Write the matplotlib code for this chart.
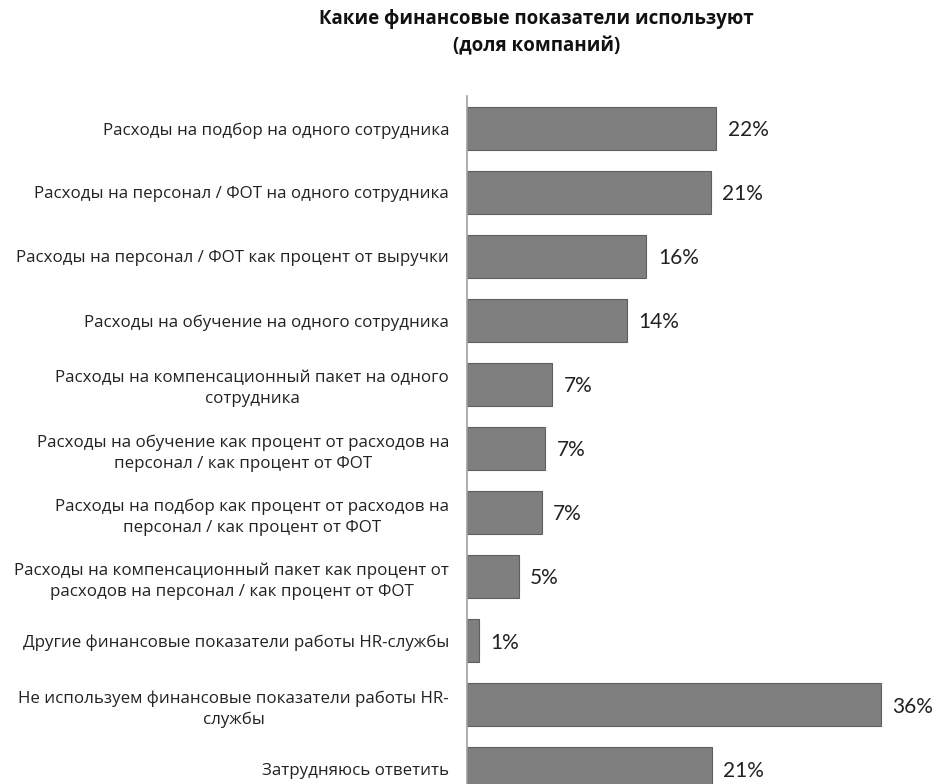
import matplotlib
matplotlib.use("Agg")
from matplotlib import pyplot as plt

categories = [
    "Расходы на подбор на одного сотрудника",
    "Расходы на персонал / ФОТ на одного сотрудника",
    "Расходы на персонал / ФОТ как процент от выручки",
    "Расходы на обучение на одного сотрудника",
    "Расходы на компенсационный пакет на одного\nсотрудника",
    "Расходы на обучение как процент от расходов на\nперсонал / как процент от ФОТ",
    "Расходы на подбор как процент от расходов на\nперсонал / как процент от ФОТ",
    "Расходы на компенсационный пакет как процент от\nрасходов на персонал / как процент от ФОТ",
    "Другие финансовые показатели работы HR-службы",
    "Не используем финансовые показатели работы HR-\nслужбы",
    "Затрудняюсь ответить",
]
values = [21.7, 21.2, 15.6, 13.9, 7.4, 6.8, 6.5, 4.5, 1.0, 36.0, 21.3]
value_labels = ["22%", "21%", "16%", "14%", "7%", "7%", "7%", "5%", "1%", "36%", "21%"]

title_lines = ["Какие финансовые показатели используют", "(доля компаний)"]

plt.rcParams["font.family"] = ["Open Sans", "DejaVu Sans"]

fig = plt.figure(figsize=(9.36, 7.84), dpi=100)
ax = fig.add_axes([0.499, 0.0, 0.491, 0.877])

y = list(range(len(categories)))
ax.barh(y, values, height=0.67, color="#7f7f7f", edgecolor="#5f5f5f", linewidth=0.8)

for yi, v, lab in zip(y, values, value_labels):
    ax.text(v + 1.0, yi + 0.03, lab, va="center", ha="left", fontsize=15,
            color="#222222", family=["Lato", "DejaVu Sans"])

ax.set_xlim(0, 40)
ax.set_ylim(10.24, -0.5)
ax.set_yticks(y)
ax.set_yticklabels(categories, fontsize=12.2, color="#222222", multialignment="center",
                   linespacing=1.4)
ax.tick_params(axis="y", length=0, pad=13)
ax.set_xticks([])

for s in ["top", "right", "bottom"]:
    ax.spines[s].set_visible(False)
ax.spines["left"].set_color("#a0a0a0")
ax.spines["left"].set_linewidth(1.2)

# заголовок по центру над графиком (смещён вправо, как в оригинале)
fig.text(0.573, 1 - 19 / 784, title_lines[0], ha="center", va="center", fontsize=13.5,
         fontweight="bold", color="#111111")
fig.text(0.573, 1 - 46 / 784, title_lines[1], ha="center", va="center", fontsize=13.5,
         fontweight="bold", color="#111111")

fig.savefig("out.png", dpi=100)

Task: Print out the lines exactly, skipping any picture.

Reply to the task:
Write the matplotlib code for this chart.
import matplotlib
matplotlib.use("Agg")
from matplotlib import pyplot as plt

categories = [
    "Расходы на подбор на одного сотрудника",
    "Расходы на персонал / ФОТ на одного сотрудника",
    "Расходы на персонал / ФОТ как процент от выручки",
    "Расходы на обучение на одного сотрудника",
    "Расходы на компенсационный пакет на одного\nсотрудника",
    "Расходы на обучение как процент от расходов на\nперсонал / как процент от ФОТ",
    "Расходы на подбор как процент от расходов на\nперсонал / как процент от ФОТ",
    "Расходы на компенсационный пакет как процент от\nрасходов на персонал / как процент от ФОТ",
    "Другие финансовые показатели работы HR-службы",
    "Не используем финансовые показатели работы HR-\nслужбы",
    "Затрудняюсь ответить",
]
values = [21.7, 21.2, 15.6, 13.9, 7.4, 6.8, 6.5, 4.5, 1.0, 36.0, 21.3]
value_labels = ["22%", "21%", "16%", "14%", "7%", "7%", "7%", "5%", "1%", "36%", "21%"]

title_lines = ["Какие финансовые показатели используют", "(доля компаний)"]

plt.rcParams["font.family"] = ["Open Sans", "DejaVu Sans"]

fig = plt.figure(figsize=(9.36, 7.84), dpi=100)
ax = fig.add_axes([0.499, 0.0, 0.491, 0.877])

y = list(range(len(categories)))
ax.barh(y, values, height=0.67, color="#7f7f7f", edgecolor="#5f5f5f", linewidth=0.8)

for yi, v, lab in zip(y, values, value_labels):
    ax.text(v + 1.0, yi + 0.03, lab, va="center", ha="left", fontsize=15,
            color="#222222", family=["Lato", "DejaVu Sans"])

ax.set_xlim(0, 40)
ax.set_ylim(10.24, -0.5)
ax.set_yticks(y)
ax.set_yticklabels(categories, fontsize=12.2, color="#222222", multialignment="center",
                   linespacing=1.4)
ax.tick_params(axis="y", length=0, pad=13)
ax.set_xticks([])

for s in ["top", "right", "bottom"]:
    ax.spines[s].set_visible(False)
ax.spines["left"].set_color("#a0a0a0")
ax.spines["left"].set_linewidth(1.2)

# заголовок по центру над графиком (смещён вправо, как в оригинале)
fig.text(0.573, 1 - 19 / 784, title_lines[0], ha="center", va="center", fontsize=13.5,
         fontweight="bold", color="#111111")
fig.text(0.573, 1 - 46 / 784, title_lines[1], ha="center", va="center", fontsize=13.5,
         fontweight="bold", color="#111111")

fig.savefig("out.png", dpi=100)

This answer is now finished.